%%

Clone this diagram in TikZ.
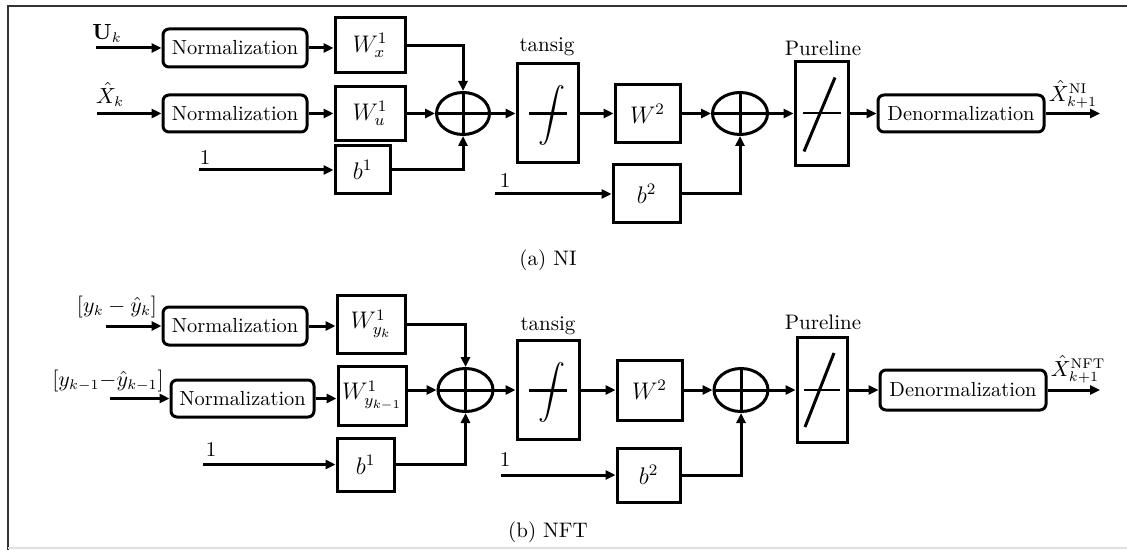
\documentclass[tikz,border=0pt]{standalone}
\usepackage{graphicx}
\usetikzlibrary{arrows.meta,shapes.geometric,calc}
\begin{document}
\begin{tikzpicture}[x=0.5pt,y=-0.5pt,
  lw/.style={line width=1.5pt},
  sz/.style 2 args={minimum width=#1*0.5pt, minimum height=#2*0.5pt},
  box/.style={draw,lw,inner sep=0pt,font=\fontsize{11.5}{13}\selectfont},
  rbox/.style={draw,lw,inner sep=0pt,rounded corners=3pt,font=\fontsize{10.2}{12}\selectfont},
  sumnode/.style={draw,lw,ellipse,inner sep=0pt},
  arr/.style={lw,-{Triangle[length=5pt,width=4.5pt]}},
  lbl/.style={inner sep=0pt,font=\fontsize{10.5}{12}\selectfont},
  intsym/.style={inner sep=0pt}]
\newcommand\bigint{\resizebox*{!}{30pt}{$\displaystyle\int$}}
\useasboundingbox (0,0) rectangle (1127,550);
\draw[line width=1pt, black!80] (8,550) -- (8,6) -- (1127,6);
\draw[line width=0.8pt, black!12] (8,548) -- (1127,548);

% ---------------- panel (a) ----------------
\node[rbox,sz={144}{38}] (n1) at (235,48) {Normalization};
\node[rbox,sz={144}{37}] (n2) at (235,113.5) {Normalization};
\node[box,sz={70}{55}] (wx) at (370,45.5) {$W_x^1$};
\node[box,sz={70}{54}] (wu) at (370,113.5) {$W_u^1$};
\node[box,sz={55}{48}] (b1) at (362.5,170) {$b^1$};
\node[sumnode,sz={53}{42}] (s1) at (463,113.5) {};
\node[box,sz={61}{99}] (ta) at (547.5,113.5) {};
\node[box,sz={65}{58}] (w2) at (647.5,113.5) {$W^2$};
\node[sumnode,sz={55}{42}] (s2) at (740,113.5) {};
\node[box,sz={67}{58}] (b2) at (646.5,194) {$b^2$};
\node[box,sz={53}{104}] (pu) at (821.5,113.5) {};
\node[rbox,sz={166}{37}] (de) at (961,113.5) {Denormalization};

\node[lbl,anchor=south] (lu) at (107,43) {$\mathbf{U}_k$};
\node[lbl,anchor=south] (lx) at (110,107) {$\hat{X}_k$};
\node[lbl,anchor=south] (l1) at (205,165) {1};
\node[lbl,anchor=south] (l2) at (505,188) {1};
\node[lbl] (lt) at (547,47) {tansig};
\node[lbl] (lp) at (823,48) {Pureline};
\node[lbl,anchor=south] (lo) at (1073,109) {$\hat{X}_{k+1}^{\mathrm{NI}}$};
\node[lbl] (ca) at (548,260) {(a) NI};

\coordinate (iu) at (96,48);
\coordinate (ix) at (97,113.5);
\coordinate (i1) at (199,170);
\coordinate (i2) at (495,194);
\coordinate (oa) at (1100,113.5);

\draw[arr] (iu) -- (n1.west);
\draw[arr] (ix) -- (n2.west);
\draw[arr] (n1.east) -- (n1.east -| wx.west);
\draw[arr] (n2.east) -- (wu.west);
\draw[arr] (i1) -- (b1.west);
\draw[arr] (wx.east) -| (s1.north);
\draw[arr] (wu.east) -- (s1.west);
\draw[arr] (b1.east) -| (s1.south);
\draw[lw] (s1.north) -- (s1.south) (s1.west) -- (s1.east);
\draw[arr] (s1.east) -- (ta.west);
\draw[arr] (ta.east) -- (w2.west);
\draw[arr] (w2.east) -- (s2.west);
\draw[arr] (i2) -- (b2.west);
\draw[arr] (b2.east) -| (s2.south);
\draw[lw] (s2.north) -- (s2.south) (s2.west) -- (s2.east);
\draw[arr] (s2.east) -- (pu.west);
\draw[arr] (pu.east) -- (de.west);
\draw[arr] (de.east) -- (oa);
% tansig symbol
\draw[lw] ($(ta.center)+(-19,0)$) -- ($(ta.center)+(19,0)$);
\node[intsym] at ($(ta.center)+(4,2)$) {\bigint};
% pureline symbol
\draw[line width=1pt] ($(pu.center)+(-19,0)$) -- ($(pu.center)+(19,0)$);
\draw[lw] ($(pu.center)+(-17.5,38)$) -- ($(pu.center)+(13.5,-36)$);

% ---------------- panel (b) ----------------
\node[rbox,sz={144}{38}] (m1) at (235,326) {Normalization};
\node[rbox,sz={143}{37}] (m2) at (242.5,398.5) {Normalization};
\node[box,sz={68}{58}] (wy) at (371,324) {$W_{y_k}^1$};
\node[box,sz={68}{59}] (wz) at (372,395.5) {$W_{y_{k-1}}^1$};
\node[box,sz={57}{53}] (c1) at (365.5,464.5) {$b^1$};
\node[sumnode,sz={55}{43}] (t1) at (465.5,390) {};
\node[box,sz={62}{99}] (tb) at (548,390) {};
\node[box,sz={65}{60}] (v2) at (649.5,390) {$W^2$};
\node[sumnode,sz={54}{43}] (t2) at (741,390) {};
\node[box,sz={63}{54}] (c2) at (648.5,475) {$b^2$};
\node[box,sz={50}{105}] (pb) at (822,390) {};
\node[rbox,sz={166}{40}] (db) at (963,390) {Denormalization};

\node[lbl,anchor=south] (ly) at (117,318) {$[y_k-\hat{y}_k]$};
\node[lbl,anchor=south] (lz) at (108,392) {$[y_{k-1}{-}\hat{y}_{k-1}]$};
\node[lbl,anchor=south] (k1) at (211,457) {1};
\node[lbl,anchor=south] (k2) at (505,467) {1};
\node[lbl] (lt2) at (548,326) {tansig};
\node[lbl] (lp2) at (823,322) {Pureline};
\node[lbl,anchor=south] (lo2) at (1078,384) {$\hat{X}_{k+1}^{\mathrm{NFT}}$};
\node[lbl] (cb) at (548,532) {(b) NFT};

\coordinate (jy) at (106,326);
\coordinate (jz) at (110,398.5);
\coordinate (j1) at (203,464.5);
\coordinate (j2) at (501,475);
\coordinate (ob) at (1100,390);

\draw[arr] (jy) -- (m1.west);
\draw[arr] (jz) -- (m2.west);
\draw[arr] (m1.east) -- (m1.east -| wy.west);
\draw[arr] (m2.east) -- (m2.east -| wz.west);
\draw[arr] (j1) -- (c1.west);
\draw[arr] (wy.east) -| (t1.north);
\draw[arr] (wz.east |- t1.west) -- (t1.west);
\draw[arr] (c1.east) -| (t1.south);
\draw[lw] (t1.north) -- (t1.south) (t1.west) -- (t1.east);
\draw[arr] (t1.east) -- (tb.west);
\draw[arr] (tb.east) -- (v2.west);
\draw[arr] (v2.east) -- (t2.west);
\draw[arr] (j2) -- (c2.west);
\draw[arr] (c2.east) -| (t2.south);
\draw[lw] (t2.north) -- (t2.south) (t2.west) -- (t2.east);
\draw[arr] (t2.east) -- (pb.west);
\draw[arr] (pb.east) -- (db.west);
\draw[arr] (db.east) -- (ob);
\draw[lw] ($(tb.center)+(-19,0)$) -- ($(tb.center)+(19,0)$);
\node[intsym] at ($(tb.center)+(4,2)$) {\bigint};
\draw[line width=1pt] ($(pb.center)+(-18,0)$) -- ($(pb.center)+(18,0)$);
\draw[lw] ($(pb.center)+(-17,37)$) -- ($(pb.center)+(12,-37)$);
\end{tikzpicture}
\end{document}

%%

Please take the lines from the beginning of the data above through the line holding "(8,548) -- (1127,548);" and transcribe them exactly, without any pictures.

Clone this diagram in TikZ.
\documentclass[tikz,border=0pt]{standalone}
\usepackage{graphicx}
\usetikzlibrary{arrows.meta,shapes.geometric,calc}
\begin{document}
\begin{tikzpicture}[x=0.5pt,y=-0.5pt,
  lw/.style={line width=1.5pt},
  sz/.style 2 args={minimum width=#1*0.5pt, minimum height=#2*0.5pt},
  box/.style={draw,lw,inner sep=0pt,font=\fontsize{11.5}{13}\selectfont},
  rbox/.style={draw,lw,inner sep=0pt,rounded corners=3pt,font=\fontsize{10.2}{12}\selectfont},
  sumnode/.style={draw,lw,ellipse,inner sep=0pt},
  arr/.style={lw,-{Triangle[length=5pt,width=4.5pt]}},
  lbl/.style={inner sep=0pt,font=\fontsize{10.5}{12}\selectfont},
  intsym/.style={inner sep=0pt}]
\newcommand\bigint{\resizebox*{!}{30pt}{$\displaystyle\int$}}
\useasboundingbox (0,0) rectangle (1127,550);
\draw[line width=1pt, black!80] (8,550) -- (8,6) -- (1127,6);
\draw[line width=0.8pt, black!12] (8,548) -- (1127,548);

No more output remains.